Quando pensiamo alle guerre, immaginiamo scontri sanguinosi durati anni, devastazioni e lunghi assedi. Tuttavia, esiste una guerra che sfida ogni stereotipo: la guerra Anglo-Zanzibariana del 27 agosto 1896, ufficialmente riconosciuta come la battaglia più breve della storia, durata circa 38 minuti.
Il conflitto scoppiò in seguito alla morte del sultano di Zanzibar, Hamad bin Thuwaini, che aveva mantenuto rapporti amichevoli con l’Impero Britannico. Alla sua morte, il cugino Khalid bin Barghash salì al trono senza l'approvazione britannica. I funzionari inglesi, volendo mantenere il controllo strategico su Zanzibar — un importante snodo commerciale nell'Oceano Indiano — emisero un ultimatum: Khalid doveva abdicare.
Alla scadenza dell'ultimatum, alle ore 9:02 del mattino, le forze britanniche — composte da tre incrociatori, due cannoniere e circa 1500 uomini locali sostenuti dai britannici — aprirono il fuoco contro il palazzo reale.
La resistenza di Khalid, che aveva radunato circa 2800 soldati, risultò immediatamente inefficace: il palazzo fu distrutto, le artiglierie furono neutralizzate e il sultano fuggì nell’ambasciata tedesca. Alle 9:40 la battaglia era ufficialmente conclusa.

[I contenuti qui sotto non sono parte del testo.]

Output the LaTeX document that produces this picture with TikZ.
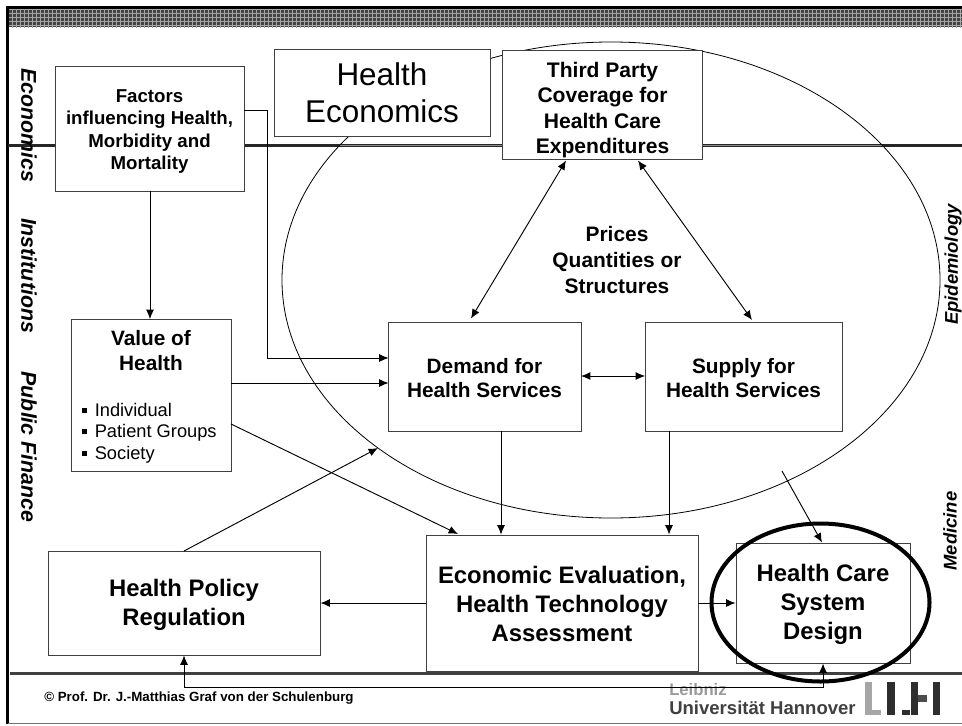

I britannici riportarono un solo ferito, mentre le forze di Khalid contarono circa 500 vittime tra morti e feriti.
Il controllo britannico su Zanzibar fu pienamente ristabilito, e un nuovo sultano, più favorevole agli interessi inglesi, fu posto sul trono.
La guerra Anglo-Zanzibariana è ancora oggi un episodio studiato non solo per la sua brevità, ma come esempio di come gli equilibri coloniali del XIX secolo potessero essere imposti con una velocità e una forza impressionanti.
È anche un monito sulla fragilità dei governi locali durante l’epoca imperiale e sul ruolo cruciale delle marine militari nello stabilire il potere globale.